さらに、引き出した要求の実現可能性を判断し、必要に応じて代替案を提案できる交渉力も必要です。特に技術的に難しい要求に対し、明確な反応を示すことも成功への鍵といえます。
実現可能なシステム設計の知識
要件定義の担当者は、ユーザーの要求を実現できる技術仕様へと変換できる知識が重要です。要求を聞いた段階で、完成後のシステムがどのように動くかを具体的にイメージできなければなりません。
また、機能面だけでなく、拡張性や保守性、セキュリティなどの非機能要件も考慮できる広い視野が重要です。技術トレンドや開発手法の理解も含め、実装段階を見据えた現実的な設計知識が求められます。
適切なドキュメントを作成する技術
要件定義では、単にイメージを持つだけでなく、ドキュメントに残す技術が求められます。要件定義書は、プロジェクト全体の指針となる重要な資料であり、開発者やユーザーが共通理解を持つための基盤となります。専門家だけでなく、非技術者も理解できる平易な表現で、かつ曖昧さを排除した正確な記述が求められます。情報の整理と構造化に長けた能力は、要件定義の成功に不可欠なスキルです。
適切な要件定義のための5つのコツ
システム開発の成功を左右する要件定義について、実践的な5つのコツを解説します。
5W1Hを意識したヒアリングを重視する
効果的なヒアリングは、良質な要件定義のために欠かせません。5W1Hフレームワーク(Who、What、When、Where、Why、How)に、「How much(コスト)」を加えた視点で情報を整理すると、曖昧さが排除され、具体的な要件が定義できます。特に「Why(なぜシステム化したいのか)」の背景理解や「What(何を改善したいか)」の明確化が重要です。

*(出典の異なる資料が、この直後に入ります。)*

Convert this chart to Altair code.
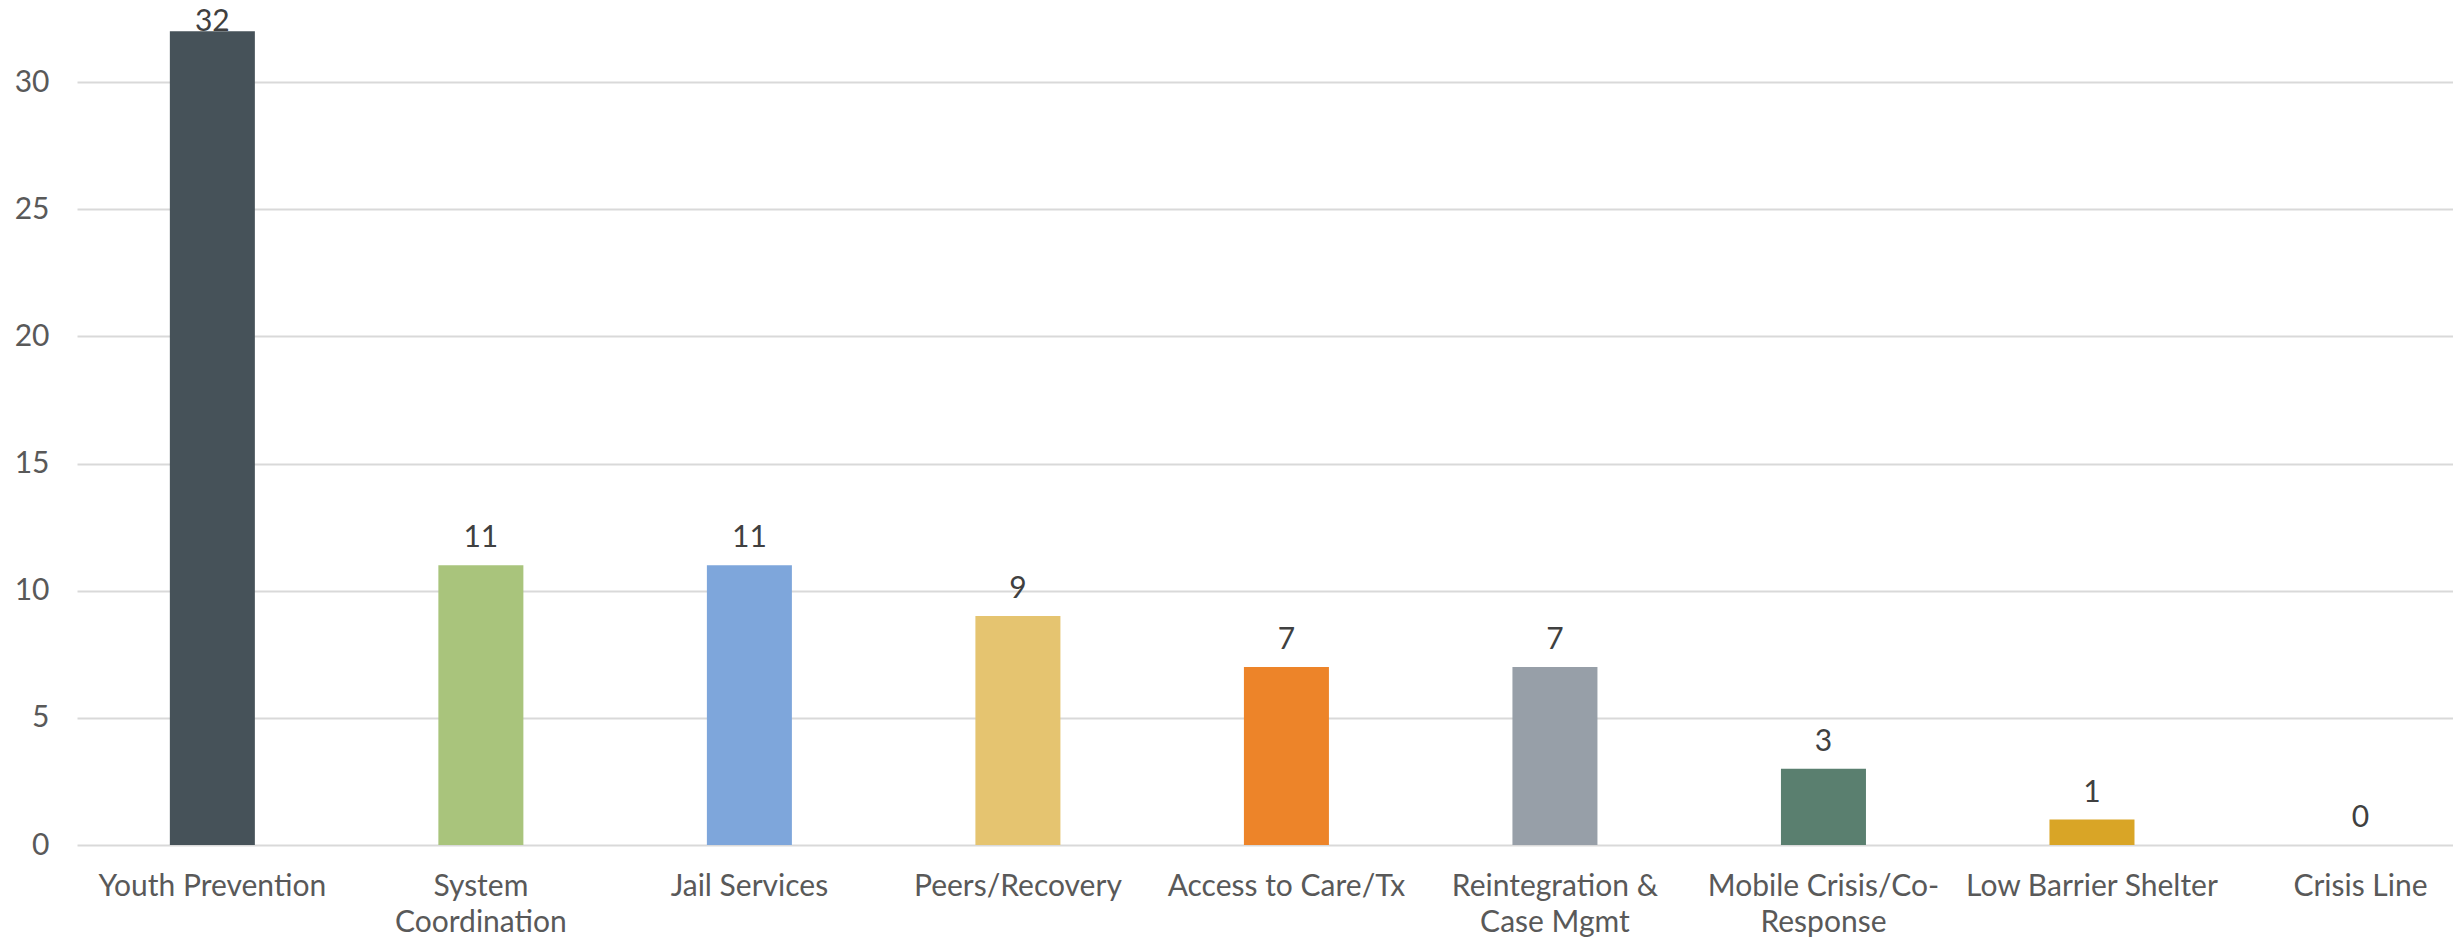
import altair as alt
import pandas as pd

categories = [
    "Youth Prevention",
    "System\nCoordination",
    "Jail Services",
    "Peers/Recovery",
    "Access to Care/Tx",
    "Reintegration &\nCase Mgmt",
    "Mobile Crisis/Co-\nResponse",
    "Low Barrier Shelter",
    "Crisis Line",
]
counts = [32, 11, 11, 9, 7, 7, 3, 1, 0]
bar_colors = ["#465259", "#A9C47C", "#7EA6DB", "#E5C470", "#ED8429",
              "#979FA8", "#5A7F6F", "#D9A526", "#7F7F7F"]
y_ticks = [0, 5, 10, 15, 20, 25, 30]

df = pd.DataFrame({"category": categories, "count": counts})

FONT = "Lato"
Y_MAX = 32.91

x_enc = alt.X(
    "category:N",
    sort=categories,
    scale=alt.Scale(paddingInner=0.6834, paddingOuter=0.266, align=0.65),
    axis=alt.Axis(
        title=None,
        labelAngle=0,
        labelExpr="split(datum.label, '\\n')",
        labelFont=FONT,
        labelFontSize=30,
        labelColor="#595959",
        labelBaseline="alphabetic",
        labelPadding=50,
        labelLineHeight=36,
        labelLimit=400,
        domain=False,
        ticks=False,
        tickSize=0,
        grid=False,
    ),
)

y_enc = alt.Y(
    "count:Q",
    scale=alt.Scale(domain=[0, Y_MAX], nice=False, zero=True),
    axis=alt.Axis(
        title=None,
        values=y_ticks,
        labelFont=FONT,
        labelFontSize=30,
        labelColor="#595959",
        labelPadding=28,
        domain=False,
        ticks=False,
        tickSize=0,
        grid=True,
        gridColor="#D9D9D9",
        gridWidth=2,
    ),
)

base = alt.Chart(df)

bars = base.mark_bar().encode(
    x=x_enc,
    y=y_enc,
    color=alt.Color("category:N", scale=alt.Scale(domain=categories, range=bar_colors), legend=None),
)

# Labels that fit above their bar
labels = base.transform_filter(alt.datum.count < 31).mark_text(
    font=FONT, fontSize=30, color="#404040", baseline="alphabetic", dy=-18
).encode(
    x=alt.X("category:N", sort=categories),
    y=alt.Y("count:Q"),
    text=alt.Text("count:Q"),
)

# Label of the tallest bar is pushed down to stay inside the chart (as Excel does)
top_labels = base.transform_filter(alt.datum.count >= 31).mark_text(
    font=FONT, fontSize=30, color="#404040", baseline="alphabetic", dy=0
).encode(
    x=alt.X("category:N", sort=categories),
    y=alt.Y("count:Q"),
    text=alt.Text("count:Q"),
)

chart = (
    alt.layer(bars, labels, top_labels)
    .properties(
        width=2376,
        height=837,
        autosize=alt.AutoSizeParams(type="none"),
        padding={"left": 69, "top": 0, "right": 0, "bottom": 94},
        background="white",
    )
    .configure_view(stroke=None)
)

chart.save("out.html", embed_options={"renderer": "svg", "actions": False})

また、参加者のIT知識の有無にヒアリング内容が左右されないよう、専門用語を避け、具体的なサンプルを示すなどの工夫が必要です。
現行システムの仕様を事前に把握する
要件定義では、現行システムの仕様や業務フローの理解が不可欠です。特に業務改善が目的の場合は、現行システムの不足点や使いづらさを把握することで、より効果的な改善策を提案できます。
また、ゼロから新しく開発する場合であっても、既存の仕事の進め方や運用中のツールについての確認は欠かせません。事前調査の質が、そのまま完成するシステムの質に直結すると考えましょう。
スケジュール・ロードマップを作成し流れ・目標を明確にする
要件定義の成功には、プロジェクト全体を見据えたスケジュール管理が重要です。ロードマップを作成して、短期・長期の計画を可視化し、段階的リリースのゴールを明確にします。特に、現段階では実装されない機能を将来どのタイミングで追加するかといった、全体の流れを示すことが重要です。
プロジェクトの役割分担を明確にする
要件定義をスムーズに進めるためには、ユーザーと開発側の責任範囲をはっきりと区分けしておくことが必要です。役割分担が曖昧だと不必要な業務が増え、本来の作業に支障をきたす恐れがあります。細分化されたタスクごとに責任者を設定することで、プロジェクト全体の進行が効率化されます。
非機能要件は事前に確認し調整する
機能面以外の品質特性や運用条件といった非機能要件は、ユーザーが見落としがちな領域です。開発側からの積極的な提案が求められます。複数の選択肢と、メリット・デメリットを示し、ユーザーの意思決定をサポートします。運用に不可欠な要件として、重視しましょう。
まとめ
システム開発において、計画段階である要件定義で、丁寧に要求を整理することは、後工程の効率を大きく向上させます。正確な要件把握と定義で手戻りを減少させ、結果的に質の高いプロジェクトになります。この記事で紹介した手法やコツを実践し、効果的な要件定義を目指しましょう。